How to Calculate Electric Flux for a Rotated Square in a Uniform Electric Field?

[xcvxcvvc]

A uniform electric field of 25kN/C is directed parallel to the z-axis. A square of sides 5.0 cm is submersed in this field and initially located in the xy-plane. (a) Determine the electric flux for the square. (b) Repeat if the square is rotated 40.0 degrees about the x-axis. (c) Repeat if the square is moved again and this time its normal is parallel to the x-axis.




(a) 25*10^3 N/C * (5.0*10^-2 m)^2 = 62.5 = 63 Nm^2/C (this is right)

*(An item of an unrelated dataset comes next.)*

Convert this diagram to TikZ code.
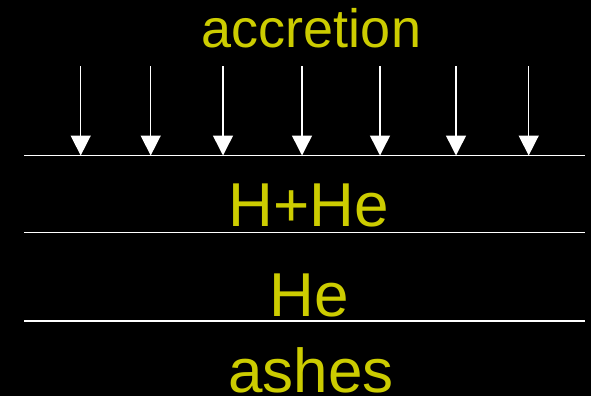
\documentclass[tikz,border=0pt]{standalone}
\usepackage{fontspec}
\setmainfont{Liberation Sans}
\usetikzlibrary{arrows.meta}
\definecolor{zoneyellow}{RGB}{204,204,0}
\begin{document}
\begin{tikzpicture}[x=1pt,y=-1pt,
  boundary/.style={white,line width=1.5pt},
  infall/.style={white,line width=1.5pt,-{Triangle[width=20pt,length=20pt]}},
  zonetext/.style={zoneyellow,anchor=base,inner sep=0pt,font=\fontsize{62}{62}\selectfont}]
\fill[black] (0,0) rectangle (591,396);
\useasboundingbox (0,0) rectangle (591,396);
% layer boundaries
\foreach \y [count=\i] in {155.5,232.5,321} {
  \coordinate (l\i) at (24,\y);
  \coordinate (r\i) at (585,\y);
  \draw[boundary] (l\i) -- (r\i);
}
% infalling matter
\foreach \x [count=\i] in {80.7,150.7,223,302,380,456,528.7} {
  \coordinate (top\i) at (\x,66);
  \coordinate (hit\i) at (\x,155.5);
  \draw[infall] (top\i) -- (hit\i);
}
\node[zonetext,font=\fontsize{54}{54}\selectfont] (accretion) at (311.5,47.5) {accretion};
\node[zonetext] (hhe) at (308.5,226.5) {H+He};
\node[zonetext] (he) at (309,316.5) {He};
\node[zonetext] (ashes) at (311,392) {ashes};
\end{tikzpicture}
\end{document}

I don't understand how to set up (b) or (c). I'm trying to visualize rotating the square about the x-axis, but doesn't that make only four very slender slices of the square come in contact with the z-axis directed field?

answers:
1. a. 63 N m2/C
b. 48 N m2/C
c. 0

 

[blindside]

For part b), you can probably see there's a relationship involving the angle. As the square is rotated throughout 90 degrees, the flux that passes through the square gradually decreases to 0. Thus, the trigonometric function you're looking for is cos:

63\cos{40} = 48

For c), the only situation in which the normal of the square will be parallel to the x-axis is when it has been rotated 90 degrees about the y-axis. Thus it no longer lies in the xy plane and no flux can pass through it.

 

[xcvxcvvc]

LOL i thought the surface was a cube and i became really confused. Thanks, you helped. I completely understand it now.